Eccola qui la mirabile e concisa lezione senegalese: sono bastate poche frasi di uno straniero per scolpire la verità che noi, affogati in una mare di chiacchiere e di sociologismi, non sappiamo più vedere.

Anzitutto che le persone serie ci sono dovunque, in Africa come nel mondo slavo. Genitori capaci di educare i figli e di indicare loro la retta via. Nelle parole del padre senegalese di Souleiman risentivo le stesse raccomandazioni che mi faceva il mio padre veneto-austriaco: comportati bene, sii educato; se vai a trovare Tizio ricordati che sei in casa d’altri, che non puoi fare i tuoi comodi come se fossi a casa tua.

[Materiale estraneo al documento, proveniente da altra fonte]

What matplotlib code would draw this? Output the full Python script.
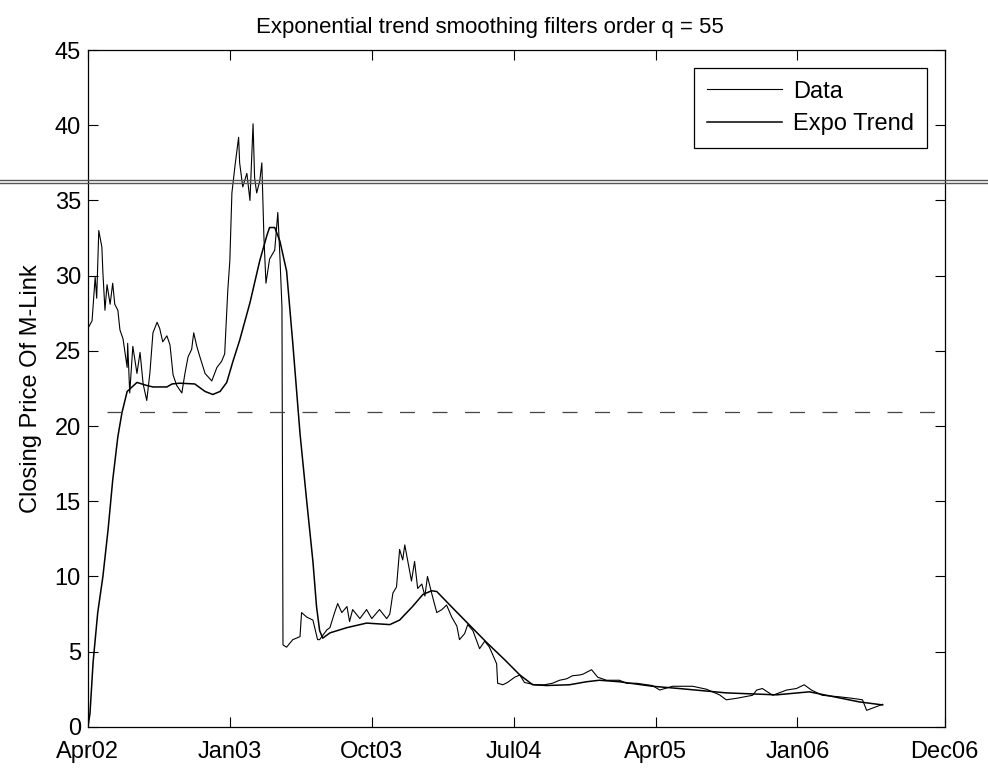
import matplotlib
matplotlib.use('Agg')
import matplotlib.pyplot as plt
from matplotlib.lines import Line2D

# days since Apr 2002 and closing price
data_days = [0, 8, 14, 17, 21, 27, 29, 33, 37, 43, 48, 52, 58, 62, 68, 76, 77, 81, 87, 95,
             101, 107, 114, 120, 126, 134, 139, 145, 153, 159, 165, 172, 182, 188, 194, 201,
             205, 211, 217, 227, 240, 250, 259, 265, 269, 271, 275, 279, 285, 292, 294, 300,
             308, 314, 320, 323, 327, 333, 337, 341, 345, 352, 362, 368, 372, 376, 378, 385,
             397, 411, 414, 424, 436, 445, 449, 463, 469, 478, 484, 492, 502, 507, 513, 527,
             540, 550, 565, 579, 585, 591, 598, 604, 610, 614, 620, 627, 633, 639, 647, 653,
             658, 666, 676, 686, 695, 705, 715, 720, 730, 736, 746, 759, 769, 778, 792, 794,
             804, 813, 827, 837, 846, 866, 885, 900, 914, 928, 939, 953, 959, 976, 988, 1005,
             1030, 1044, 1063, 1094, 1108, 1133, 1146, 1172, 1199, 1224, 1237, 1257, 1288,
             1296, 1307, 1327, 1354, 1373, 1388, 1402, 1423, 1456, 1481, 1501, 1509, 1528, 1540]
data_price = [26.5, 27.0, 29.9, 28.5, 33.0, 31.9, 30.2, 27.7, 29.4, 28.1, 29.5, 28.1, 27.7, 26.4,
              25.8, 23.9, 25.5, 22.2, 25.3, 23.5, 24.9, 22.8, 21.7, 23.5, 26.2, 26.9, 26.5, 25.6,
              26.0, 25.4, 23.4, 22.7, 22.2, 23.5, 24.6, 25.1, 26.2, 25.3, 24.6, 23.5, 23.0, 23.9,
              24.3, 24.8, 27.7, 29.0, 31.0, 35.5, 37.3, 39.2, 37.5, 35.9, 36.8, 35.0, 40.1, 36.5,
              35.5, 36.3, 37.5, 32.6, 29.5, 31.1, 31.7, 34.2, 31.3, 27.9, 5.45, 5.3, 5.8, 6.0,
              7.6, 7.3, 7.1, 5.8, 5.8, 6.45, 6.6, 7.6, 8.2, 7.6, 8.0, 7.0, 7.8, 7.2, 7.8, 7.2,
              7.8, 7.2, 7.5, 8.9, 9.3, 11.8, 11.1, 12.1, 11.0, 9.7, 11.0, 9.2, 9.5, 8.7, 10.0,
              8.9, 7.6, 7.8, 8.1, 7.3, 6.7, 5.8, 6.2, 6.8, 6.4, 5.2, 5.7, 5.3, 4.2, 2.9, 2.8,
              2.95, 3.3, 3.45, 2.95, 2.8, 2.8, 2.9, 3.1, 3.2, 3.4, 3.45, 3.5, 3.8, 3.3, 3.1,
              3.1, 2.9, 2.9, 2.75, 2.45, 2.7, 2.7, 2.7, 2.5, 2.13, 1.8, 1.9, 2.1, 2.45, 2.55,
              2.1, 2.45, 2.55, 2.8, 2.45, 2.1, 2.0, 1.9, 1.8, 1.1, 1.35, 1.5]

trend_days = [0, 4, 10, 19, 29, 39, 48, 58, 66, 76, 95, 114, 126, 153, 163, 178, 207, 227, 242,
              256, 269, 281, 294, 314, 333, 347, 352, 362, 372, 385, 397, 411, 424, 436, 443,
              449, 455, 469, 502, 540, 585, 604, 629, 649, 666, 676, 707, 740, 773, 808, 837,
              862, 889, 933, 966, 991, 1011, 1030, 1094, 1146, 1237, 1334, 1398, 1495, 1540]
trend_price = [0.0, 0.9, 4.3, 7.6, 10.0, 13.1, 16.4, 19.3, 20.9, 22.3, 22.9, 22.7, 22.6, 22.6,
               22.8, 22.85, 22.8, 22.3, 22.1, 22.3, 22.9, 24.3, 25.7, 28.2, 31.0, 32.7, 33.2,
               33.2, 32.3, 30.3, 25.5, 19.5, 15.0, 11.0, 8.0, 6.4, 5.9, 6.25, 6.6, 6.9, 6.8,
               7.1, 8.0, 8.8, 9.05, 9.0, 7.9, 6.75, 5.6, 4.45, 3.45, 2.8, 2.75, 2.8, 3.0, 3.1,
               3.05, 3.0, 2.7, 2.55, 2.26, 2.13, 2.33, 1.66, 1.46]

tick_days = [0, 275, 550, 825, 1100, 1375, 1660]
tick_labels = ['Apr02', 'Jan03', 'Oct03', 'Jul04', 'Apr05', 'Jan06', 'Dec06']

plt.rcParams['font.family'] = ['Liberation Sans', 'DejaVu Sans']

fig = plt.figure(figsize=(9.88, 7.7), dpi=100)
ax = fig.add_axes([0.089, 0.056, 0.867, 0.879])

ax.plot(data_days, data_price, color='black', lw=0.8, label='Data')
ax.plot(trend_days, trend_price, color='black', lw=1.1, label='Expo Trend')

ax.set_xlim(0, 1660)
ax.set_ylim(0, 45)
ax.set_xticks(tick_days)
ax.set_xticklabels(tick_labels)
ax.set_yticks(range(0, 46, 5))
ax.tick_params(direction='in', length=7, width=0.8, top=True, right=True,
               labelsize=17, pad=5)
ax.tick_params(axis='x', pad=10)
for s in ax.spines.values():
    s.set_linewidth(0.9)

ax.set_ylabel('Closing Price Of M-Link', fontsize=17, labelpad=9)
ax.set_title('Exponential trend smoothing filters order q = 55', fontsize=16, pad=12, x=0.469)

leg = ax.legend(loc='upper right', fontsize=17, handlelength=3.2, handletextpad=0.45,
                labelspacing=0.45, borderpad=0.55, fancybox=False,
                edgecolor='black', framealpha=1, borderaxespad=0.75)
leg.get_frame().set_linewidth(0.9)

# scanner streaks that cross the page
fig.add_artist(Line2D([0, 1], [0.766, 0.766], color='#555555', lw=1.0))
fig.add_artist(Line2D([0, 1], [0.762, 0.762], color='#555555', lw=1.0))
fig.add_artist(Line2D([0.108, 0.96], [0.465, 0.465], color='#444444', lw=0.9,
                      linestyle=(0, (12, 14))))

plt.savefig('out.png', dpi=100)
plt.close()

Le persone serie ci sono dovunque; come i cialtroni. Così come ci sono Paesi seri e Paesi cialtroni. E il nostro ospite (televisivo) del Senegal ci ha ricordato il nocciolo di tutta la questione: non siamo un Paese serio. Il problema non sono gli immigrati, il problema è questo nostro Paese slabbrato che li accoglie mostrandosi loro per quello che è: un’Italia con intere regioni in mano alla criminalità organizzata, dove lo Stato non esiste, dove ( vecchia battuta degli anni Ottanta, più che mai valida) si pensa che il 7.40 sia il calibro di una pistola; un Italia dove gli italiani per primi non rispettano le regole e, se ti beccano, basta l’ultimo azzeccagarbugli per sfangarla; un Paese che affoga nella burocrazia e nei regolamenti più inutili ed assurdi, dove gli immigrati che lavorano devono bivaccare giorni in attesa di rinnovare il soggiorno mentre gli addetti si grattano. Che esempio da loro questo nostro Paese? Come fa a chiedere e pretendere il rispetto di regole che noi per primi violiamo? Detto con altre parole: lo stesso immigrato che va in Germania e diventa tedesco, quando viene in Italia diventa…italiano. Questa è la tragedia che rende ingovernabile l’immigrazione nel nostro Belpaese.